Requires patch from bug 1550891.

Currently dealing with a very VERY VERY weird bug: SecurityInformation fails to deserialize in the HttpChannelChild! Disabled assertion for now, but this is terrible. Can anyone help me debug this?

do not commit yet, see bug for info

Do you have more specifics on the problem you're seeing?

Oh, just had to do was to use a debug build:

[Child 77196, Main Thread] WARNING: 'NS_FAILED(rv)', file /usr/home/greg/src/, line 355

and that's getting the;1 service.

That's because NSS_NoDB_Init(nullptr) != SECSuccess when initializing NSS.

And NSS needs to dlopen by path (and in development everything is in its own dir like …/security/nss/lib/freebl/freebl_freebl3) and to open /dev/urandom (even though there's getentropy/getrandom). I have it working with some extra preloading now..

…yeah, that was also affecting WebCrypto by the way.

tested X11 (Xwayland), it does work. (glxtest failed but I'm pretty sure that's my weird setup; webgl.force-enabled showed that even WebGL works)

other things discovered by debug build:

MOZ_ASSERT_UNREACHABLE("PR_GetPhysicalMemorySize not implemented here") in image/SurfaceCache.cpp because it uses sysctl and my hook for that doesn't work right now. Changing it to sysconf (the Linux/Solaris code) which uses sysctlbyname makes it work easily. Probably would make sense to kill the sysctl section because I think all BSDs support sysconf for this.

js::GetNativeStackBaseImpl() sometimes fails MOZ_ASSERT(stackBase) but that doesn't seem to affect anything.

huh, if PulseAudio is not running yet, Firefox tries to start it from the content process (which is not possible when sandboxed of course). Well, I guess more like libpulse does that.
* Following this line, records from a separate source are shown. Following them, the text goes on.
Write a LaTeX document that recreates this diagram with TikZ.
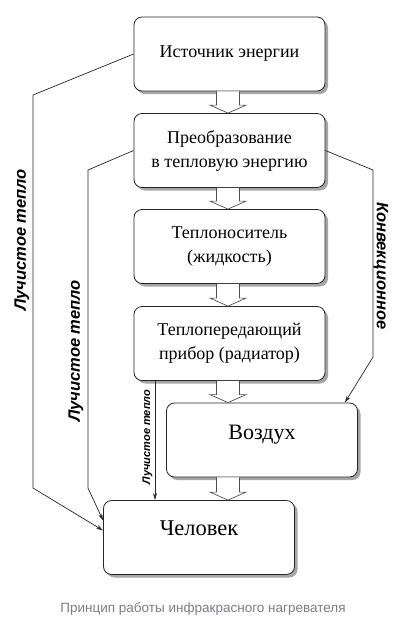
\documentclass[tikz,border=0pt]{standalone}
\usepackage{fontspec}
\setmainfont{Liberation Serif}
\setsansfont{Liberation Sans}
\usepackage{tikz}
\usetikzlibrary{arrows.meta,calc,shadows}
\usepackage{xcolor}
\definecolor{captiongray}{RGB}{125,125,135}

\tikzset{
  stage/.style={draw=black!85, line width=0.8pt, fill=white, rounded corners=8pt,
    minimum width=191pt, minimum height=74pt, align=center, inner sep=0pt,
    font=\fontsize{18}{24}\selectfont,
    drop shadow={shadow xshift=3pt, shadow yshift=-3pt, opacity=0.35, fill=black}},
  blockarrow/.style={draw=black!70, line width=0.7pt, fill=white},
  heatline/.style={draw=black!85, line width=0.7pt, -{Stealth[length=7pt,width=4pt]}},
  heatlabel/.style={font=\sffamily\itshape\bfseries\fontsize{16.5}{17}\selectfont, inner sep=0pt}
}

% полая стрелка между блоками
\newcommand{\flowarrow}[2]{%
  \draw[blockarrow] let \p1=(#1.south -| axis), \p2=(#2.north -| axis) in
    (\x1-11.5pt,\y1) -- (\x1-11.5pt,\y2+8pt) -- (\x1-18pt,\y2+8pt) -- (\x1,\y2)
    -- (\x1+18pt,\y2+8pt) -- (\x1+11.5pt,\y2+8pt) -- (\x1+11.5pt,\y1);}

\begin{document}
\begin{tikzpicture}[x=1pt, y=-1pt]
    \fill[white] (0,0) rectangle (407,625);
    \useasboundingbox (0,0) rectangle (407,625);

    % блоки
    \node[stage] (source) at (229.5,54) {Источник энергии};
    \node[stage] (convert) at (229.5,150.5) {Преобразование\\в тепловую энергию};
    \node[stage] (carrier) at (229.5,246.5) {Теплоноситель\\(жидкость)};
    \node[stage] (radiator) at (229.5,343.5) {Теплопередающий\\прибор (радиатор)};
    \node[stage, font=\fontsize{22}{22}\selectfont] (air) at (262,440)
        {\raisebox{1pt}[0pt][0pt]{Воздух}};
    \node[stage, font=\fontsize{22.5}{22.5}\selectfont] (human) at (199,537.5)
        {\raisebox{2.5pt}[0pt][0pt]{Человек}};

    % стрелки
    \coordinate (axis) at (228,0);
    \flowarrow{source}{convert}
    \flowarrow{convert}{carrier}
    \flowarrow{carrier}{radiator}
    \flowarrow{radiator}{air}
    \flowarrow{air}{human}

    % потоки тепла
    \coordinate (drop) at (155,0);
    \draw[heatline] (source.west) -- (33,95) -- (33,488) -- ($(human.west)+(0,-7)$);
    \draw[heatline] (convert.west) -- (88,170) -- (88,488) -- ($(human.west)+(0,-17)$);
    \draw[heatline] (convert.east) -- (373,170) -- (373,357) -- ($(air.north east)+(-13,0)$);
    \draw[heatline] (radiator.south -| drop) -- (human.north -| drop);

    % подписи
    \node[heatlabel, rotate=90] (ray1) at (22,240) {Лучистое тепло};
    \node[heatlabel, rotate=90] (ray2) at (76,351) {Лучистое тепло};
    \node[heatlabel, rotate=-90] (conv) at (381,266) {Конвекционное};
    \node[heatlabel, rotate=90, font=\sffamily\itshape\bfseries\fontsize{11}{11}\selectfont] (ray3)
        at (147.5,437) {Лучистое тепло};

    \node[font=\sffamily\fontsize{13.5}{14}\selectfont, text=captiongray] (caption)
        at (203,609) {Принцип работы инфракрасного нагревателя};
\end{tikzpicture}
\end{document}
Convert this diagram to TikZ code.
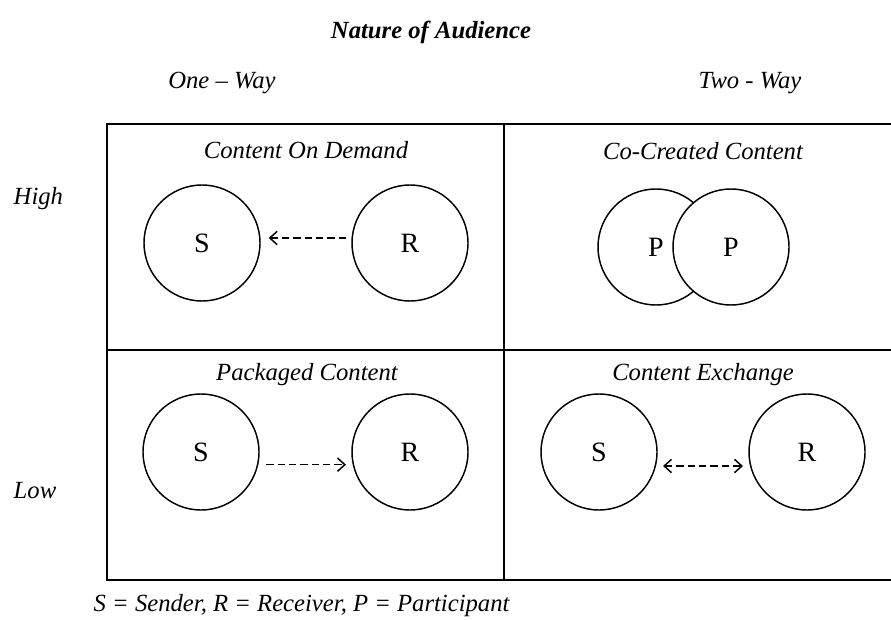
\documentclass[tikz,border=0pt]{standalone}
\usepackage{fontspec}
\setmainfont{Liberation Serif}
\usetikzlibrary{arrows.meta,positioning}

\tikzset{
  lbl/.style={font=\fontsize{18.5}{22}\selectfont\itshape},
  party/.style={circle,draw,line width=1.1pt,minimum size=87pt,inner sep=0pt,
    font=\fontsize{21}{24}\selectfont},
  flow/.style={line width=1.1pt,dash pattern=on 5.5pt off 3pt,
    -{Straight Barb[length=5.5pt,width=10pt,line width=1.1pt]}}
}

\begin{document}
\begin{tikzpicture}[x=0.75pt,y=-0.75pt]
 \useasboundingbox (0,0) rectangle (891,620);
 \node[lbl,font=\fontsize{18.5}{22}\selectfont\bfseries\itshape] (title) at (431,32) {Nature of Audience};
 \node[lbl] (oneway) at (222,83) {One -- Way};
 \node[lbl] (twoway) at (750,83) {Two - Way};
 \node[lbl,anchor=west] (high) at (9,199) {High};
 \node[lbl,anchor=west] (low) at (9,491) {Low};
 \node[lbl,anchor=west] (key) at (89,606) {S = Sender, R = Receiver, P = Participant};
 \draw[line width=1.6pt] (107,124) rectangle (895,580);
 \draw[line width=1.6pt] (504,124) -- (504,580);
 \draw[line width=1.6pt] (107,350) -- (895,350);
 \foreach \x/\y/\t in {306/150/Content On Demand,703/151/Co-Created Content,
   307/375/Packaged Content,703/375/Content Exchange}
   {\node[lbl] at (\x,\y) {\t};}
 \node[party] (sa) at (202,243) {S};
 \node[party] (ra) at (410,243) {R};
 \node[party] (pa) at (656,247) {P};
 \node[party,fill=white] (pb) at (731,247) {P};
 \node[party] (sb) at (201,452) {S};
 \node[party] (rb) at (410,452) {R};
 \node[party] (sc) at (599,452) {S};
 \node[party] (rc) at (807,452) {R};
 \draw[flow,shorten <=4pt,shorten >=6pt] ([yshift=3.75pt]ra.west) -- ([yshift=3.75pt]sa.east);
 \draw[flow,shorten <=5pt,shorten >=4pt] ([yshift=-9.5pt]sb.east) -- ([yshift=-9.5pt]rb.west);
 \draw[flow,{Straight Barb[length=5.5pt,width=10pt,line width=1.1pt]}-{Straight Barb[length=5.5pt,width=10pt,line width=1.1pt]},shorten <=4pt,shorten >=4pt] ([yshift=-10.5pt]sc.east) -- ([yshift=-10.5pt]rc.west);
\end{tikzpicture}
\end{document}
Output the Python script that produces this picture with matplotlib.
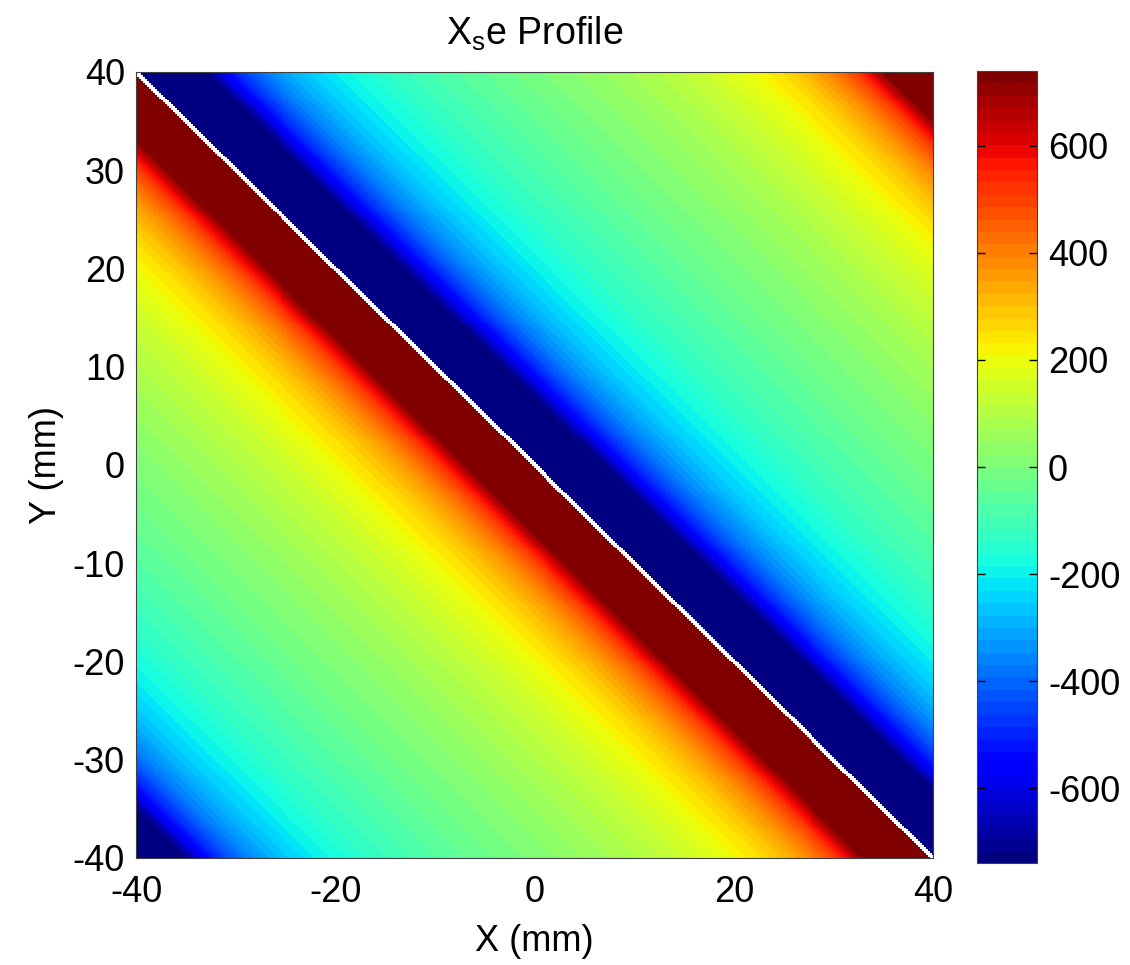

Dang.

After a recent rebase, looks like it starts PulseAudio fine now, but NS_GRE_DIR broke o_0

// in a recent commit I see that Windows is preloading nss/softokn/freebl for the network process, hmm, I should try dlopen-before-cap_enter instead of shoving more things into LD_PRELOAD

media.cubeb.backend=alsa doesn't work here at least without env MOZ_CAPSICUM=1. Hiding ipc/glue/GeckoChildProcessHost.cpp changes behind PR_GetEnv() seems to help.